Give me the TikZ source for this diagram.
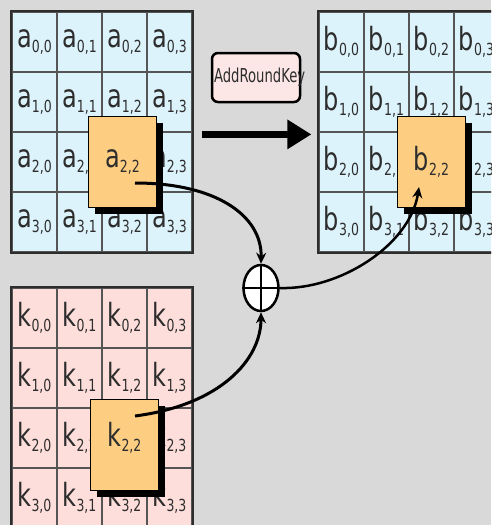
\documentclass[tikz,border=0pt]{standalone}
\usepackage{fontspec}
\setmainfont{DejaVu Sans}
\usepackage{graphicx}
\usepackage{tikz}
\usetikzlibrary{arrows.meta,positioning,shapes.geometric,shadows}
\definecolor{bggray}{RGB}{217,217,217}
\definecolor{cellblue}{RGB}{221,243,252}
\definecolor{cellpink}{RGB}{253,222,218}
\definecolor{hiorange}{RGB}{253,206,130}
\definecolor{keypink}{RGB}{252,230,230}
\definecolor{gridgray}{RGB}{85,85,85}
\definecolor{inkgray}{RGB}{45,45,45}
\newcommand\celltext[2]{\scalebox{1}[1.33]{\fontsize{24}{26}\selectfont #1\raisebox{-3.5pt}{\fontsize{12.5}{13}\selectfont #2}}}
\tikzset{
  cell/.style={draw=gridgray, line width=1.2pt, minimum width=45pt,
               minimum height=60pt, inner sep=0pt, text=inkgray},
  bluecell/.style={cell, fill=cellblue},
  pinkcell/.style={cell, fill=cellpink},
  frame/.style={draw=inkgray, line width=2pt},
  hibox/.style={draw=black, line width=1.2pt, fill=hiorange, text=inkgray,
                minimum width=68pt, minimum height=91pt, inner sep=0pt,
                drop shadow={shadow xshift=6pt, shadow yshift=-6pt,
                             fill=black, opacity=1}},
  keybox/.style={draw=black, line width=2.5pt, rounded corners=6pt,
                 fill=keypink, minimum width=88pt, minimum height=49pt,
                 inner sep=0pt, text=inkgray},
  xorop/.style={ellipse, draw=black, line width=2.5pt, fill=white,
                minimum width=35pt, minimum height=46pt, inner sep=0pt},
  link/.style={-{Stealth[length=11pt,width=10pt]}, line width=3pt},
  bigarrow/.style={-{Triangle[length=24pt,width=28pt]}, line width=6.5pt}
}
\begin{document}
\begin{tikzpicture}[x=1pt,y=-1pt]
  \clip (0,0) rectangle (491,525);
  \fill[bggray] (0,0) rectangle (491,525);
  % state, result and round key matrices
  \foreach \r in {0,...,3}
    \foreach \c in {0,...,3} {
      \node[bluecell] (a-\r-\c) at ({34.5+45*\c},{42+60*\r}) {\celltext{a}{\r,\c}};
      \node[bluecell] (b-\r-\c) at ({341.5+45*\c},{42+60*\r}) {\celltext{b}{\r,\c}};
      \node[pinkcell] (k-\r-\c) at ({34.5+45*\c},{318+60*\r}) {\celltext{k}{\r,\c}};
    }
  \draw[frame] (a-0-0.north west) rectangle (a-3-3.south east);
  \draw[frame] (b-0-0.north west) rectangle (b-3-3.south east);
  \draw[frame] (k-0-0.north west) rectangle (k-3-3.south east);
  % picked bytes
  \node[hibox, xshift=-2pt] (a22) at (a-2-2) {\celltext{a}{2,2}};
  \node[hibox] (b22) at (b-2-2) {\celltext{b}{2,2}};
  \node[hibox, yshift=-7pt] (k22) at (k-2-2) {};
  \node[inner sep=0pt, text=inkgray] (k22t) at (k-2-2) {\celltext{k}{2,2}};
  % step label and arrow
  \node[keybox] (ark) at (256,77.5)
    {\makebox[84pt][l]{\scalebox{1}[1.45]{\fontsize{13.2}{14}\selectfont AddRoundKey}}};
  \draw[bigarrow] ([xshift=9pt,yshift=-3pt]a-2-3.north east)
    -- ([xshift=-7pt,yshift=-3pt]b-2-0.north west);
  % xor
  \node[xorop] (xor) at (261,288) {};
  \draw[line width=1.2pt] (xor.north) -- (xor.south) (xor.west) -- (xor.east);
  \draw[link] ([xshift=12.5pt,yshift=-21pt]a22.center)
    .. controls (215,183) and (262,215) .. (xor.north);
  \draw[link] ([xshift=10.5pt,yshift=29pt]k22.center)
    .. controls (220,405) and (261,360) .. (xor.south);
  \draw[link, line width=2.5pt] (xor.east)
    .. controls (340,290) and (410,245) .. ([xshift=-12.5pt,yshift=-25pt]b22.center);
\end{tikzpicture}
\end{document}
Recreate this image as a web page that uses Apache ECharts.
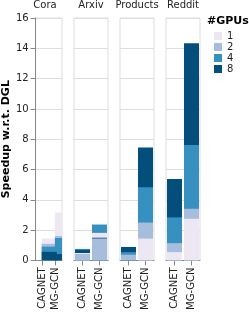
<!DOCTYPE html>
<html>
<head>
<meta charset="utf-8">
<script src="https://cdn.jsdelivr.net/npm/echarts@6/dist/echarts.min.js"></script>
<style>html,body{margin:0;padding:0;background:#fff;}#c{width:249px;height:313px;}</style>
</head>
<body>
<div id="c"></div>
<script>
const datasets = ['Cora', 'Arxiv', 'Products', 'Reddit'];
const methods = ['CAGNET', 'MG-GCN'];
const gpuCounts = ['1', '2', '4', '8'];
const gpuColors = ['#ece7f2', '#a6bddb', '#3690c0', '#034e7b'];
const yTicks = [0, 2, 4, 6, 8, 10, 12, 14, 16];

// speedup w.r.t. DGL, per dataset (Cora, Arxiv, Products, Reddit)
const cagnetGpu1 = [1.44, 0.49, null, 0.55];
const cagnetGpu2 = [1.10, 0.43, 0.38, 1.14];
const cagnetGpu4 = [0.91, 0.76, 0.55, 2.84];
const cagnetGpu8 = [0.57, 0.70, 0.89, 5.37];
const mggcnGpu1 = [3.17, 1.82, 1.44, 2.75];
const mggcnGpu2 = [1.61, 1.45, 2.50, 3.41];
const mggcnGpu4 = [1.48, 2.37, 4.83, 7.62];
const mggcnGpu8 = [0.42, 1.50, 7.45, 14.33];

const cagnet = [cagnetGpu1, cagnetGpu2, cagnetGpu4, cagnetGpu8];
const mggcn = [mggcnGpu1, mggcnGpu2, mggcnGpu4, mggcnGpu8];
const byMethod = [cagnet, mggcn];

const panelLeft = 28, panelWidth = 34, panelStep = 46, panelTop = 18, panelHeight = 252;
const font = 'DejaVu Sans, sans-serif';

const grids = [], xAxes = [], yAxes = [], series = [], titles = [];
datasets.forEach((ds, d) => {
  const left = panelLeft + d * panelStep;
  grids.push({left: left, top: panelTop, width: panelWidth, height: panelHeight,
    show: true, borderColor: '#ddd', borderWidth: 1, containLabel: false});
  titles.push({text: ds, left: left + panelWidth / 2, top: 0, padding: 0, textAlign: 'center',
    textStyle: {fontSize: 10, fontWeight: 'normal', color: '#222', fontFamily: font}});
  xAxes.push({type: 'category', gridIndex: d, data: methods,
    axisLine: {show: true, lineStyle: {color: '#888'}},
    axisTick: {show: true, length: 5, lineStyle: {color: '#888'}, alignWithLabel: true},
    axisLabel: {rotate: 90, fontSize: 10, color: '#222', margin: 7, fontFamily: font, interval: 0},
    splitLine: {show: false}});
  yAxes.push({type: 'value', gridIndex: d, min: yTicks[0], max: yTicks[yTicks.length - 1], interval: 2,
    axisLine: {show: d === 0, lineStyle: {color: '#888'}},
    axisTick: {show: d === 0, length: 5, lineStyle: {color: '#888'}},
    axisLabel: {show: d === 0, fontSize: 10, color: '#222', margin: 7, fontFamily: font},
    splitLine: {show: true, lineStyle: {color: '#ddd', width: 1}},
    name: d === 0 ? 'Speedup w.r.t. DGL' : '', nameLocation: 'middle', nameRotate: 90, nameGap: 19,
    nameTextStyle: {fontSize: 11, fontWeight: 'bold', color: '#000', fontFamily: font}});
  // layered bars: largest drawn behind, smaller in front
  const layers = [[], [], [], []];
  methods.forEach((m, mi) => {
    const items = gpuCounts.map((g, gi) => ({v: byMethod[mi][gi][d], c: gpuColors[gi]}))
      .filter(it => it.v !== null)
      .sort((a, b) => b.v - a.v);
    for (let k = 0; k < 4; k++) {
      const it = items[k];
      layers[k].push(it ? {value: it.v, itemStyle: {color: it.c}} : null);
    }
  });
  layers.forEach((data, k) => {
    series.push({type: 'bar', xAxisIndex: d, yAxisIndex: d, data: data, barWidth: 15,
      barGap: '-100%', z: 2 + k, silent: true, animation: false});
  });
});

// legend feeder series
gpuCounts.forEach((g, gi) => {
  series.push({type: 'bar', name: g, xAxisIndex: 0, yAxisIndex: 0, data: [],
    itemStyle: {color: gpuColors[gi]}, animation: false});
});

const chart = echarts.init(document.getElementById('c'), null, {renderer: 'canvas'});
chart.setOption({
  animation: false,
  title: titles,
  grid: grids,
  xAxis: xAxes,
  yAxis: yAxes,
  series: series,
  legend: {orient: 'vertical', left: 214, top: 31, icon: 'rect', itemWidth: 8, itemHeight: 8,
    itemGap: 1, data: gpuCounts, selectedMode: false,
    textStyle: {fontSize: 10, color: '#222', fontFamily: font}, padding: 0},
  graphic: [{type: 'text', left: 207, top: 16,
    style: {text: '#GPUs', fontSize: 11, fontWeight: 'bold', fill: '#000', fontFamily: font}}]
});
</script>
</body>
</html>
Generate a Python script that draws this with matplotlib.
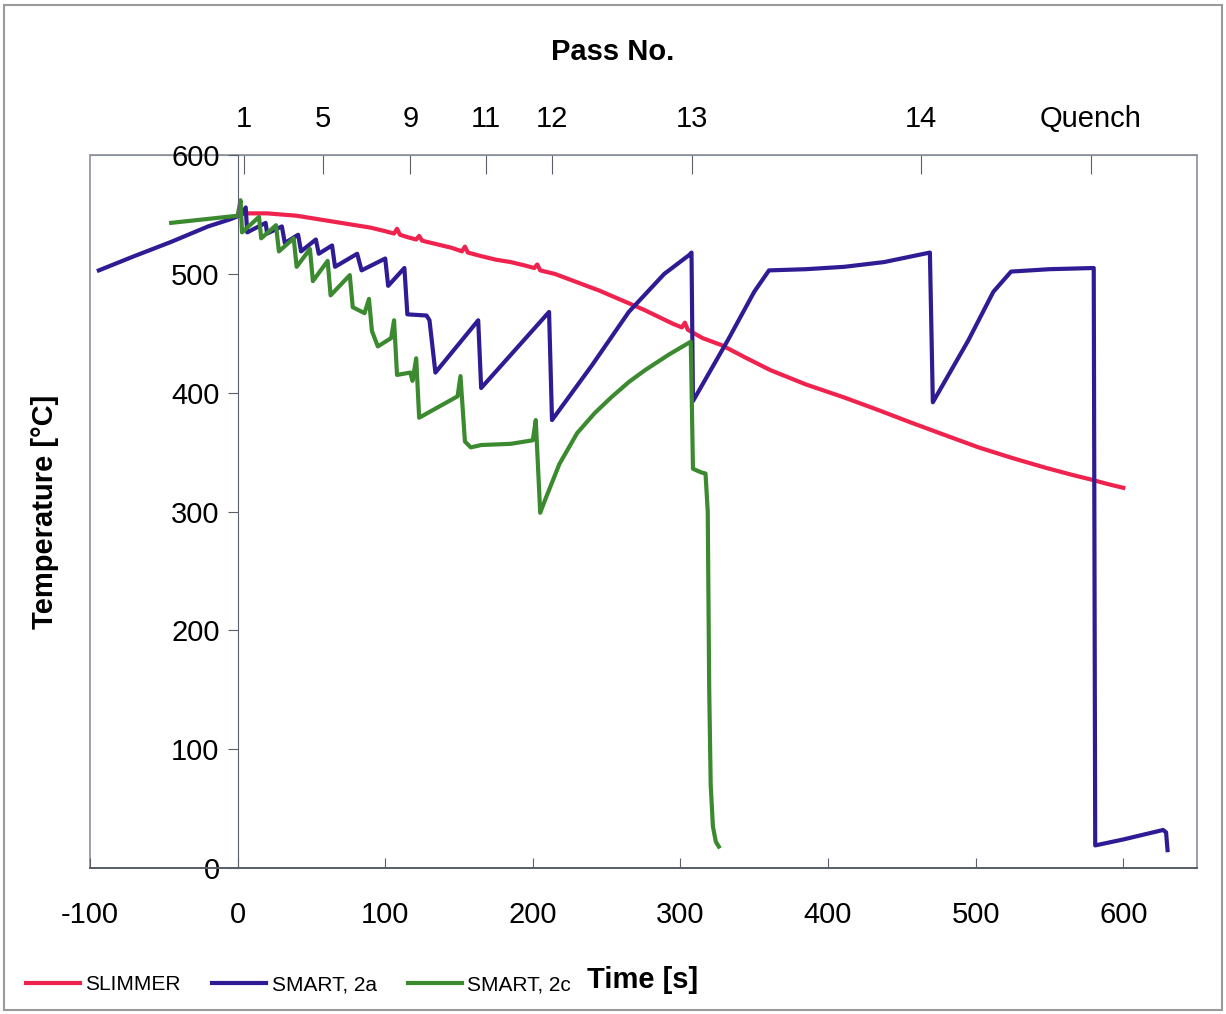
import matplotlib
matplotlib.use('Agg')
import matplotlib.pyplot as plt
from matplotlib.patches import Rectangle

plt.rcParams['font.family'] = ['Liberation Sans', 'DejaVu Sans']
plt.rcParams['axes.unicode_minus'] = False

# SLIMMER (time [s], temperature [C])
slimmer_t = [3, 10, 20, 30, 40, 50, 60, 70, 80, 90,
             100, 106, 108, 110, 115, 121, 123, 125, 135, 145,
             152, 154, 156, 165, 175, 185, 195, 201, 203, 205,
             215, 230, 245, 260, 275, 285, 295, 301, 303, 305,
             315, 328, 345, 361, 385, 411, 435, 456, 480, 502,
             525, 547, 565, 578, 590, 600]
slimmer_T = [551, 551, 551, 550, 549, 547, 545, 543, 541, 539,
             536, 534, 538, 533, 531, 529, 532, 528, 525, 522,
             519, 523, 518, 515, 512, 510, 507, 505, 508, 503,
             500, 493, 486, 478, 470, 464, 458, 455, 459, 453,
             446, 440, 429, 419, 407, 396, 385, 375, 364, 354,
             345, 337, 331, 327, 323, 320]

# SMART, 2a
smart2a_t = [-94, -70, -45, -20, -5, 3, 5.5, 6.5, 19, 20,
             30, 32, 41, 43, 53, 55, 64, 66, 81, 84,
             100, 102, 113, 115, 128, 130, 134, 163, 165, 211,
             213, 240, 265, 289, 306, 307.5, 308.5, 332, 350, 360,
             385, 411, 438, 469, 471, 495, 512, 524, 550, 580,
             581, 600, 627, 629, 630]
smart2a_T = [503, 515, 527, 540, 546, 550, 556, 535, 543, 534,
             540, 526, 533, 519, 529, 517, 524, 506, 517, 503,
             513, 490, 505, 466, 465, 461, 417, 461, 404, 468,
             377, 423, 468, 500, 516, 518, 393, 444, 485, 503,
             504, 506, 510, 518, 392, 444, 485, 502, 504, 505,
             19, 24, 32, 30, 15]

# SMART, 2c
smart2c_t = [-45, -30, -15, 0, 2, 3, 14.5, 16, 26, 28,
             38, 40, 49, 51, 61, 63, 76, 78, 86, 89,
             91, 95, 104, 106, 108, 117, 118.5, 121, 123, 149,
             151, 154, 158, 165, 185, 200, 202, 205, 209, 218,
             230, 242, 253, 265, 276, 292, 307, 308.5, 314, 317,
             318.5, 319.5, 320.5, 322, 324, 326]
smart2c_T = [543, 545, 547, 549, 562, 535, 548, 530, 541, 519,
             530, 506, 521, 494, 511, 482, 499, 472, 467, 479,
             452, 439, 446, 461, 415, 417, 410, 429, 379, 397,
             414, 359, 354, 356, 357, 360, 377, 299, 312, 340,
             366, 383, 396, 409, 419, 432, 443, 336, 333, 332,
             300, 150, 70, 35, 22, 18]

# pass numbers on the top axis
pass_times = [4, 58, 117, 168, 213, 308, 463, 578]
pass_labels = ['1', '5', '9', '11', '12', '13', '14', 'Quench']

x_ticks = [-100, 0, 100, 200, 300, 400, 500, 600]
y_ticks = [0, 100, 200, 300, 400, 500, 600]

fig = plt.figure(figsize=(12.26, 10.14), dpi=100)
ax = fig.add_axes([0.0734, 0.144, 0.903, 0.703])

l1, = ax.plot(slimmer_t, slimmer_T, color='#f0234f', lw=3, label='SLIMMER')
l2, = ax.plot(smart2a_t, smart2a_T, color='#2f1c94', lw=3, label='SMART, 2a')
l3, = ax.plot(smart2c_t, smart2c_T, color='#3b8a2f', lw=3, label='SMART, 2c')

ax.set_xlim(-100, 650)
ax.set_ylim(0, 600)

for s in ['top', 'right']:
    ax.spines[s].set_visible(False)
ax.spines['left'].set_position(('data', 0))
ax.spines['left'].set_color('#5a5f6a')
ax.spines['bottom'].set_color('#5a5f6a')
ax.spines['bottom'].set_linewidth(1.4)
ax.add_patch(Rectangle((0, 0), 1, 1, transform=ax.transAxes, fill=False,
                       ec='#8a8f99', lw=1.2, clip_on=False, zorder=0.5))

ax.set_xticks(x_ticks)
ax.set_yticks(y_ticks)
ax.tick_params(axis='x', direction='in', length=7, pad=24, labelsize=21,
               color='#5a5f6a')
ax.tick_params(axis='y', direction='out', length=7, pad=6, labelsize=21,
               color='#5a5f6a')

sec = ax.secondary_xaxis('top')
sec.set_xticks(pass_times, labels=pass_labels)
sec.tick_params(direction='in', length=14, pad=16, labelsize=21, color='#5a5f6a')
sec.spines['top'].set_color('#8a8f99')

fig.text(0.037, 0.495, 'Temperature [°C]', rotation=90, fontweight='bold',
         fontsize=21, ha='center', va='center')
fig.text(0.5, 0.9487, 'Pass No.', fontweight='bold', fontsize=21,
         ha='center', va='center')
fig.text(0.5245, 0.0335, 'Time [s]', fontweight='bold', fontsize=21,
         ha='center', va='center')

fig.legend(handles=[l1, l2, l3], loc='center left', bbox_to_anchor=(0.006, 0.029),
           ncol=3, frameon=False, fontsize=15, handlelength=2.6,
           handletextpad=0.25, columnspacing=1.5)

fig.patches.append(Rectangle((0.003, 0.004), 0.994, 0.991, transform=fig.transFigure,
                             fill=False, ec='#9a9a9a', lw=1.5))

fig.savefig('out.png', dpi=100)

▸ What to do
Display every line of the listing that contains the string "script".

▸ Answer to the task
<script src="https://cdn.jsdelivr.net/npm/echarts@6/dist/echarts.min.js"></script>
<script>
</script>
Generate a Python script that draws this with matplotlib.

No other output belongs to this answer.